Certain pre-existing conditions increase mortality risk for COVID-19
Cardiovascular disease, hypertension, diabetes, congestive heart failure, chronic kidney disease, stroke, and cancer increase a patient's risk of dying from the novel coronavirus (COVID-19), according to a new international study by researchers at the Penn State College of Medicine and published in the journal PLOS One.

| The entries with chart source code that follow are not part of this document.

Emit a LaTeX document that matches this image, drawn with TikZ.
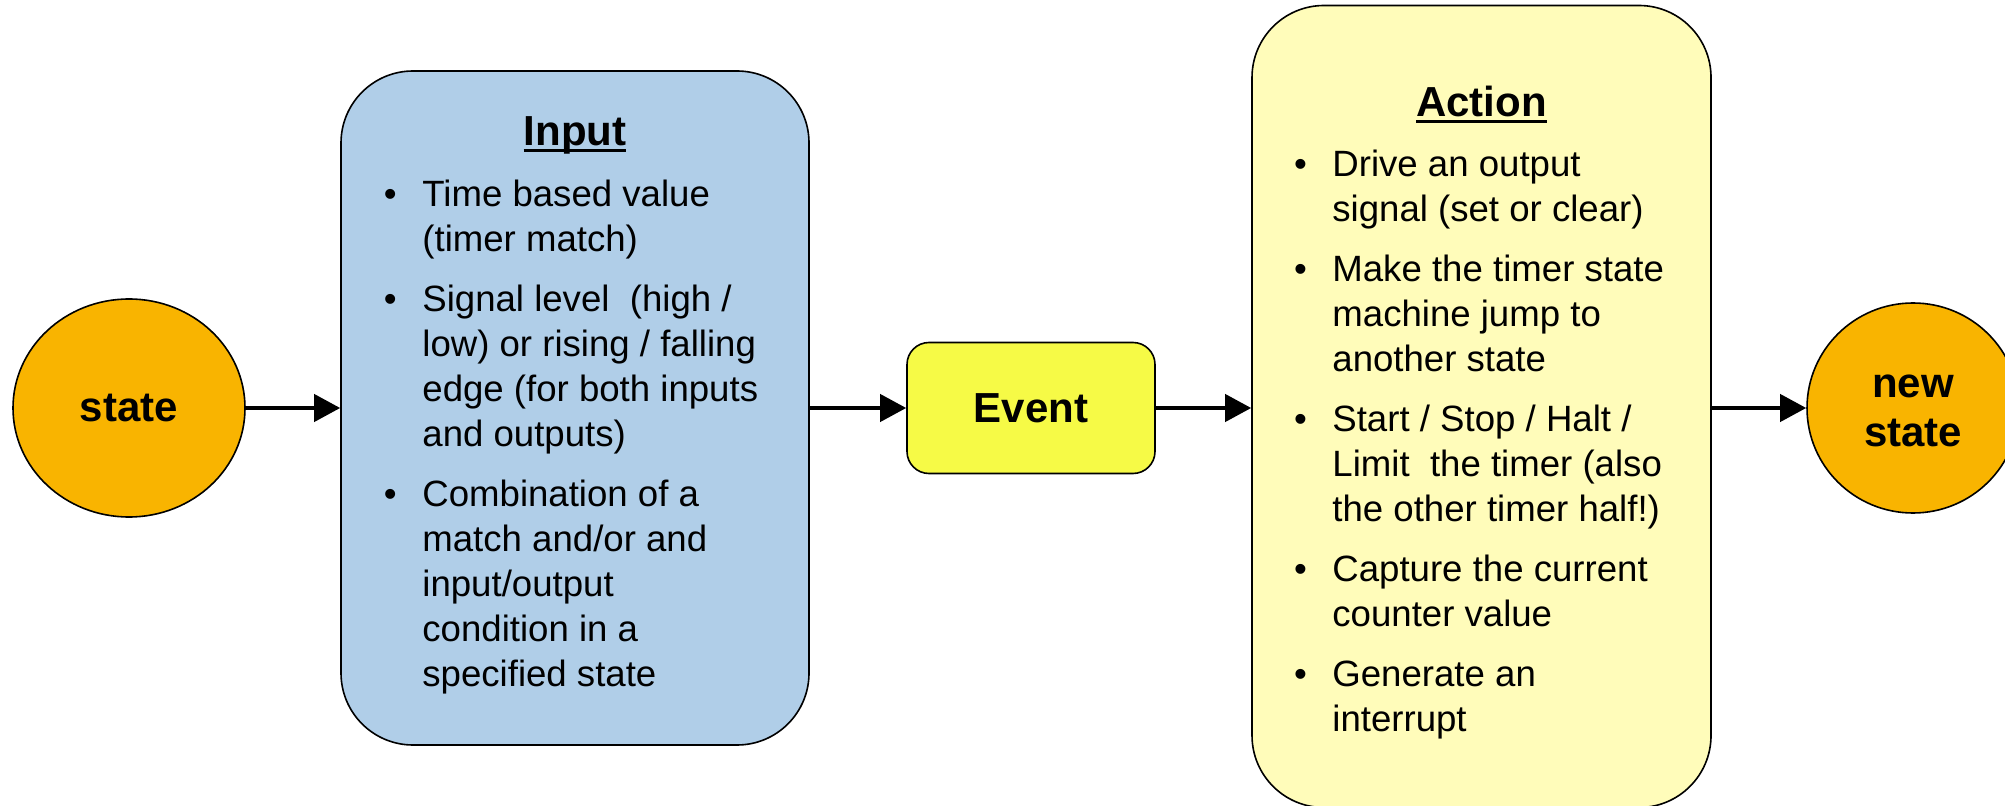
\documentclass[tikz,border=0pt]{standalone}
\usepackage{fontspec}
\setmainfont{Liberation Sans}
\usetikzlibrary{arrows.meta,shapes.geometric}
\definecolor{stateorange}{RGB}{249,180,0}
\definecolor{inblue}{RGB}{176,206,232}
\definecolor{evyellow}{RGB}{246,250,70}
\definecolor{actyellow}{RGB}{255,252,186}
\newcommand\myul[1]{\setbox0=\hbox{#1}\rlap{\copy0}\rule[-3.1pt]{\wd0}{1.5pt}}
\newcommand\bitem[1]{\hbox{\llap{\textbullet\hspace{12.8pt}}#1}}
\newcommand\cont[1]{\hbox{#1}}
\newcommand\bgap{\vskip7.5pt}
\newcommand\bodyfont{\fontsize{18.3}{22.5}\selectfont}
\newcommand\labfont{\fontsize{21}{24.5}\selectfont\bfseries}
\begin{document}
\begin{tikzpicture}[x=0.5pt,y=-0.5pt,
  stateshape/.style={ellipse, draw=black, line width=0.8pt, fill=stateorange, inner sep=0, font=\labfont, align=center},
  bigbox/.style={rectangle, draw=black, line width=0.8pt, rounded corners=36pt, inner sep=0},
  evbox/.style={rectangle, draw=black, line width=0.8pt, rounded corners=11pt, fill=evyellow, inner sep=0, font=\labfont},
  conn/.style={line width=2pt, -{Triangle[length=13pt,width=13.5pt]}},
  listtext/.style={anchor=base west, inner sep=0, font=\bodyfont},
  titletext/.style={anchor=base, inner sep=0, font=\labfont}]
\useasboundingbox (0,0) rectangle (2005,806);
\fill[white] (0,0) rectangle (2005,806);

\node[stateshape, minimum width=116pt, minimum height=109pt] (state) at (129,408) {state};
\node[bigbox, fill=inblue, minimum width=234pt, minimum height=337pt] (input) at (575,408) {};
\node[evbox, minimum width=124pt, minimum height=65.5pt] (event) at (1031,408) {Event};
\node[bigbox, fill=actyellow, minimum width=229.5pt, minimum height=401pt] (action) at (1481.5,406.5) {};
\node[stateshape, minimum width=106pt, minimum height=105pt] (newstate) at (1913,408) {\vphantom{N}new\\state};

\node[titletext] (intitle) at (575,146) {\myul{Input}};
\node[listtext] (inlist) at (422,207) {\vtop{\bodyfont\baselineskip=22.5pt\lineskiplimit=-100pt
  \bitem{Time based value}
  \cont{(timer match)}
  \bgap
  \bitem{Signal level\ \ (high /}
  \cont{low) or rising / falling}
  \cont{edge (for both inputs}
  \cont{and outputs)}
  \bgap
  \bitem{Combination of a}
  \cont{match and/or and}
  \cont{input/output}
  \cont{condition in a}
  \cont{specified state}}};

\node[titletext] (acttitle) at (1481.5,117) {\myul{Action}};
\node[listtext] (actlist) at (1332,177) {\vtop{\bodyfont\baselineskip=22.5pt\lineskiplimit=-100pt
  \bitem{Drive an output}
  \cont{signal (set or clear)}
  \bgap
  \bitem{Make the timer state}
  \cont{machine jump to}
  \cont{another state}
  \bgap
  \bitem{Start / Stop / Halt /}
  \cont{Limit\ \ the timer (also}
  \cont{the other timer half!)}
  \bgap
  \bitem{Capture the current}
  \cont{counter value}
  \bgap
  \bitem{Generate an}
  \cont{interrupt}}};

\draw[conn] (state) -- (input);
\draw[conn] (input) -- (event);
\draw[conn] (event) -- (state.east -| action.west);
\draw[conn] (action.east |- state.east) -- (newstate);
\end{tikzpicture}
\end{document}
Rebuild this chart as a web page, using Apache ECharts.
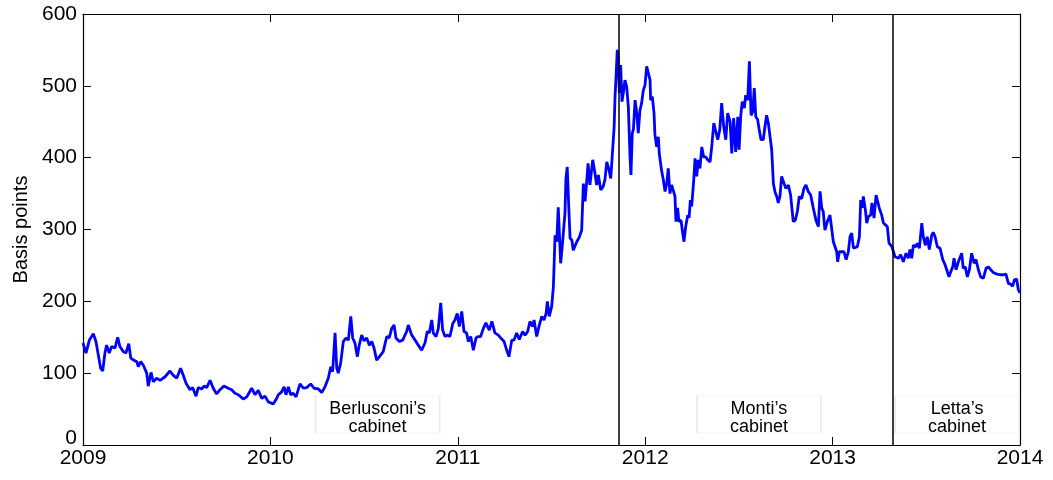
<!DOCTYPE html>
<html>
<head>
<meta charset="utf-8">
<script src="https://cdn.jsdelivr.net/npm/echarts@6/dist/echarts.min.js"></script>
<style>
  html, body { margin: 0; padding: 0; background: #fff; }
  #chart { width: 1053px; height: 480px; }
</style>
</head>
<body>
<div id="chart"></div>
<script>
// Italian 10-year BTP–Bund spread, basis points (dates as decimal years)
const dates = [
  2009.000, 2009.016, 2009.034, 2009.055, 2009.069, 2009.082, 2009.094, 2009.105, 2009.117, 2009.126,
  2009.140, 2009.153, 2009.171, 2009.185, 2009.197, 2009.215, 2009.229, 2009.244, 2009.255, 2009.272,
  2009.287, 2009.295, 2009.308, 2009.322, 2009.340, 2009.348, 2009.363, 2009.375, 2009.393, 2009.411,
  2009.438, 2009.464, 2009.482, 2009.500, 2009.521, 2009.535, 2009.550, 2009.571, 2009.585, 2009.603,
  2009.615, 2009.633, 2009.646, 2009.660, 2009.678, 2009.695, 2009.713, 2009.731, 2009.752, 2009.775,
  2009.793, 2009.811, 2009.829, 2009.855, 2009.874, 2009.900, 2009.918, 2009.935, 2009.954, 2009.971,
  2009.989, 2010.015, 2010.034, 2010.042, 2010.060, 2010.073, 2010.083, 2010.096, 2010.108, 2010.122,
  2010.137, 2010.158, 2010.176, 2010.194, 2010.215, 2010.233, 2010.256, 2010.274, 2010.291, 2010.309,
  2010.322, 2010.332, 2010.345, 2010.354, 2010.362, 2010.375, 2010.389, 2010.403, 2010.416, 2010.429,
  2010.439, 2010.451, 2010.464, 2010.474, 2010.487, 2010.499, 2010.514, 2010.528, 2010.541, 2010.553,
  2010.567, 2010.585, 2010.602, 2010.621, 2010.634, 2010.647, 2010.660, 2010.670, 2010.688, 2010.706,
  2010.727, 2010.736, 2010.754, 2010.772, 2010.789, 2010.807, 2010.825, 2010.837, 2010.848, 2010.861,
  2010.869, 2010.884, 2010.896, 2010.909, 2010.919, 2010.932, 2010.944, 2010.958, 2010.973, 2010.985,
  2010.997, 2011.008, 2011.021, 2011.033, 2011.047, 2011.056, 2011.069, 2011.083, 2011.097, 2011.109,
  2011.122, 2011.136, 2011.150, 2011.168, 2011.182, 2011.198, 2011.216, 2011.229, 2011.247, 2011.261,
  2011.273, 2011.288, 2011.300, 2011.314, 2011.328, 2011.346, 2011.359, 2011.373, 2011.385, 2011.400,
  2011.407, 2011.421, 2011.435, 2011.448, 2011.460, 2011.471, 2011.478, 2011.488, 2011.501, 2011.510,
  2011.519, 2011.528, 2011.536, 2011.549, 2011.560, 2011.572, 2011.577, 2011.584, 2011.592, 2011.599,
  2011.609, 2011.616, 2011.625, 2011.635, 2011.648, 2011.661, 2011.670, 2011.679, 2011.688, 2011.695,
  2011.705, 2011.720, 2011.732, 2011.741, 2011.750, 2011.763, 2011.776, 2011.785, 2011.795, 2011.807,
  2011.816, 2011.821, 2011.826, 2011.834, 2011.839, 2011.844, 2011.851, 2011.856, 2011.862, 2011.869,
  2011.876, 2011.883, 2011.892, 2011.901, 2011.910, 2011.919, 2011.924, 2011.931, 2011.937, 2011.946,
  2011.955, 2011.963, 2011.972, 2011.981, 2011.990, 2011.999, 2012.008, 2012.017, 2012.026, 2012.029,
  2012.038, 2012.047, 2012.052, 2012.061, 2012.070, 2012.075, 2012.088, 2012.097, 2012.106, 2012.115,
  2012.123, 2012.132, 2012.141, 2012.159, 2012.164, 2012.173, 2012.180, 2012.191, 2012.200, 2012.207,
  2012.216, 2012.227, 2012.234, 2012.241, 2012.248, 2012.259, 2012.266, 2012.275, 2012.283, 2012.292,
  2012.302, 2012.312, 2012.323, 2012.334, 2012.346, 2012.355, 2012.366, 2012.376, 2012.387, 2012.398,
  2012.408, 2012.419, 2012.430, 2012.440, 2012.453, 2012.462, 2012.472, 2012.483, 2012.494, 2012.501,
  2012.510, 2012.518, 2012.529, 2012.536, 2012.547, 2012.556, 2012.565, 2012.574, 2012.582, 2012.590,
  2012.600, 2012.607, 2012.618, 2012.630, 2012.639, 2012.648, 2012.657, 2012.666, 2012.675, 2012.684,
  2012.693, 2012.702, 2012.710, 2012.719, 2012.728, 2012.741, 2012.751, 2012.764, 2012.776, 2012.790,
  2012.801, 2012.812, 2012.822, 2012.835, 2012.847, 2012.858, 2012.870, 2012.883, 2012.897, 2012.911,
  2012.924, 2012.933, 2012.942, 2012.950, 2012.959, 2012.972, 2012.986, 2012.995, 2013.004, 2013.013,
  2013.022, 2013.027, 2013.036, 2013.049, 2013.061, 2013.072, 2013.084, 2013.093, 2013.102, 2013.111,
  2013.120, 2013.132, 2013.143, 2013.150, 2013.157, 2013.164, 2013.175, 2013.182, 2013.191, 2013.203,
  2013.210, 2013.221, 2013.232, 2013.241, 2013.249, 2013.262, 2013.271, 2013.281, 2013.292, 2013.301,
  2013.310, 2013.317, 2013.333, 2013.351, 2013.363, 2013.377, 2013.392, 2013.404, 2013.413, 2013.422,
  2013.431, 2013.445, 2013.452, 2013.463, 2013.476, 2013.484, 2013.495, 2013.505, 2013.516, 2013.529,
  2013.537, 2013.547, 2013.559, 2013.573, 2013.588, 2013.600, 2013.609, 2013.621, 2013.630, 2013.641,
  2013.648, 2013.659, 2013.671, 2013.680, 2013.689, 2013.697, 2013.708, 2013.719, 2013.730, 2013.742,
  2013.755, 2013.765, 2013.778, 2013.790, 2013.804, 2013.819, 2013.831, 2013.844, 2013.858, 2013.876,
  2013.893, 2013.911, 2013.925, 2013.938, 2013.950, 2013.961, 2013.970, 2013.982, 2013.991, 2014.000
];

const spread = [
  142, 128, 146, 155, 144, 125, 107, 103, 128, 139,
  128, 137, 135, 150, 137, 130, 128, 141, 121, 118,
  116, 109, 116, 111, 100, 82, 101, 88, 93, 90,
  95, 103, 97, 93, 107, 97, 86, 77, 80, 68,
  80, 78, 82, 80, 90, 79, 71, 77, 82, 79,
  77, 72, 70, 64, 67, 79, 70, 76, 65, 68,
  60, 57, 65, 70, 74, 81, 70, 81, 70, 72,
  67, 85, 79, 80, 85, 79, 78, 73, 81, 93,
  109, 102, 156, 107, 100, 114, 144, 149, 146, 179,
  149, 142, 123, 139, 153, 145, 149, 139, 144, 135,
  118, 124, 130, 151, 149, 162, 167, 149, 144, 146,
  158, 167, 153, 146, 139, 132, 142, 158, 156, 174,
  156, 151, 162, 198, 160, 151, 153, 151, 169, 174,
  183, 165, 186, 158, 156, 144, 151, 132, 149, 151,
  151, 162, 170, 160, 172, 156, 153, 149, 144, 132,
  123, 146, 146, 156, 147, 158, 153, 158, 172, 165,
  174, 151, 167, 179, 174, 183, 200, 179, 193, 220,
  292, 283, 331, 253, 285, 323, 371, 387, 332, 288,
  285, 271, 272, 283, 289, 299, 364, 339, 367, 392,
  362, 397, 378, 362, 376, 355, 360, 369, 394, 383,
  371, 390, 410, 441, 485, 510, 550, 541, 490, 529,
  478, 490, 508, 499, 471, 401, 376, 434, 439, 480,
  462, 434, 466, 476, 494, 501, 527, 529, 508, 480,
  485, 462, 432, 415, 429, 406, 381, 369, 353, 364,
  385, 350, 362, 346, 311, 330, 311, 313, 295, 283,
  304, 320, 316, 341, 332, 369, 399, 374, 397, 385,
  415, 401, 401, 397, 394, 415, 448, 450, 425, 439,
  476, 443, 425, 462, 450, 406, 455, 408, 457, 411,
  459, 478, 469, 487, 480, 534, 459, 464, 497, 457,
  453, 441, 425, 425, 443, 459, 448, 446, 411, 364,
  352, 346, 337, 346, 374, 364, 357, 362, 348, 311,
  313, 325, 346, 343, 357, 362, 353, 348, 330, 313,
  304, 353, 330, 325, 299, 311, 320, 318, 283, 281,
  269, 255, 269, 269, 269, 258, 269, 290, 295, 274,
  276, 276, 290, 341, 330, 346, 327, 309, 318, 320,
  337, 316, 348, 348, 330, 320, 309, 311, 304, 281,
  283, 276, 262, 260, 265, 255, 267, 260, 272, 260,
  278, 276, 281, 274, 309, 290, 278, 290, 272, 292,
  296, 290, 276, 274, 258, 251, 244, 234, 241, 248,
  260, 244, 255, 253, 267, 246, 248, 234, 244, 267,
  253, 258, 244, 234, 232, 246, 248, 244, 240, 238,
  237, 237, 238, 225, 224, 221, 230, 231, 216, 212
];

const yearLabels = ['2009', '2010', '2011', '2012', '2013', '2014'];
const spreadTicks = [0, 100, 200, 300, 400, 500, 600];

// Dates on which a new cabinet took office
const cabinetStarts = [2011.863, 2013.319];

// Cabinet captions, each with the date and spread level its box is centred on
const cabinetNames = ['Berlusconi\u2019s\ncabinet', 'Monti\u2019s\ncabinet', 'Letta\u2019s\ncabinet'];
const captionDates = [2010.572, 2012.607, 2013.664];
const captionLevels = [42.5, 42.5, 42.5];

const FONT = '"Liberation Sans", Arial, Helvetica, sans-serif';

const series = dates.map((d, i) => [d, spread[i]]);

const chart = echarts.init(document.getElementById('chart'), null, { renderer: 'canvas' });

const tickStyle = { show: true, inside: true, length: 8, lineStyle: { color: '#000', width: 1 } };
const lineStyleAxis = { show: true, onZero: false, lineStyle: { color: '#000', width: 1.2 } };

chart.setOption({
  animation: false,
  backgroundColor: '#fff',
  grid: { left: 83, right: 33, top: 14, bottom: 35, containLabel: false },
  xAxis: [
    {
      type: 'value', min: 2009, max: 2014, interval: 1,
      axisLine: lineStyleAxis,
      axisTick: tickStyle,
      splitLine: { show: false },
      axisLabel: {
        color: '#000', fontFamily: FONT, fontSize: 21, margin: 3,
        formatter: v => yearLabels[Math.round(v - 2009)] || ''
      }
    },
    {
      type: 'value', position: 'top', min: 2009, max: 2014, interval: 1,
      axisLine: lineStyleAxis, axisTick: tickStyle,
      axisLabel: { show: false }, splitLine: { show: false }
    }
  ],
  yAxis: [
    {
      type: 'value', min: 0, max: 600, interval: 100,
      name: 'Basis points', nameLocation: 'middle', nameGap: 52, nameRotate: 90,
      nameTextStyle: { color: '#000', fontFamily: FONT, fontSize: 20 },
      axisLine: lineStyleAxis,
      axisTick: tickStyle,
      splitLine: { show: false },
      axisLabel: {
        color: '#000', fontFamily: FONT, fontSize: 21, margin: 6,
        formatter: v => (v === spreadTicks[0] ? '{z|' + v + '}' : String(v)),
        rich: { z: { color: '#000', fontFamily: FONT, fontSize: 21, padding: [0, 0, 14, 0] } }
      }
    },
    {
      type: 'value', position: 'right', min: 0, max: 600, interval: 100,
      axisLine: lineStyleAxis, axisTick: tickStyle,
      axisLabel: { show: false }, splitLine: { show: false }
    }
  ],
  series: [
    {
      type: 'line',
      data: series,
      showSymbol: false,
      symbol: 'none',
      lineStyle: { color: '#0000ff', width: 2.8 },
      z: 3,
      markLine: {
        silent: true,
        symbol: ['none', 'none'],
        label: { show: false },
        lineStyle: { color: '#000', width: 1.5, type: 'solid' },
        data: cabinetStarts.map(x => ({ xAxis: x }))
      },
      markPoint: {
        silent: true,
        symbol: 'rect',
        symbolSize: [124, 37],
        itemStyle: { color: 'rgba(255,255,255,0)', borderColor: '#ececec', borderWidth: 1 },
        label: {
          show: true, position: 'inside', offset: [0, 4],
          color: '#000', fontFamily: FONT, fontSize: 18, lineHeight: 18,
          formatter: p => p.name
        },
        data: cabinetNames.map((n, i) => ({ name: n, coord: [captionDates[i], captionLevels[i]] }))
      }
    }
  ]
});
</script>
</body>
</html>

For the study, the research team conducted a systematic review and meta-analysis of studies published from December 2019 through early July 2020, to determine which chronic conditions put hospitalized patients at risk of dying from COVID-19. They explored 11 co-existing conditions that pose a risk of severe disease and death among COVID-19 patients, including cardiovascular disease, diabetes, high blood pressure, cancer, chronic kidney disease, chronic obstructive pulmonary disease, stroke, congestive heart failure, asthma, chronic liver disease, and HIV/AIDS.
The researchers analyzed data from more than 65,000 patients and 25 studies worldwide. Patients in the selected studies had an average age of 61 years. The researchers found that certain pre-existing health conditions affected survival rates more than others. When compared to hospitalized COVID-19 patients without pre-existing conditions, the researchers determined that patients with diabetes and cancer are 1.5 times more likely to die, patients with cardiovascular disease, hypertension and congestive heart failure are twice as likely to die, and patients with chronic kidney disease are three times more likely to die, according to the study.
Prior studies exploring the association of pre-existing chronic conditions and COVID-19 mortality had limitations in the number of countries included, the number of studies included and the number of conditions explored, the researchers said. They also said these studies had unaddressed sources of bias that limited the conclusions that can be drawn from them.
Even though additional research is needed to fully understand health risks and implications, particularly in understanding the effects of race and ethnicity on COVID-19 survival rates, the researchers said these findings can help inform global prevention and treatment strategies.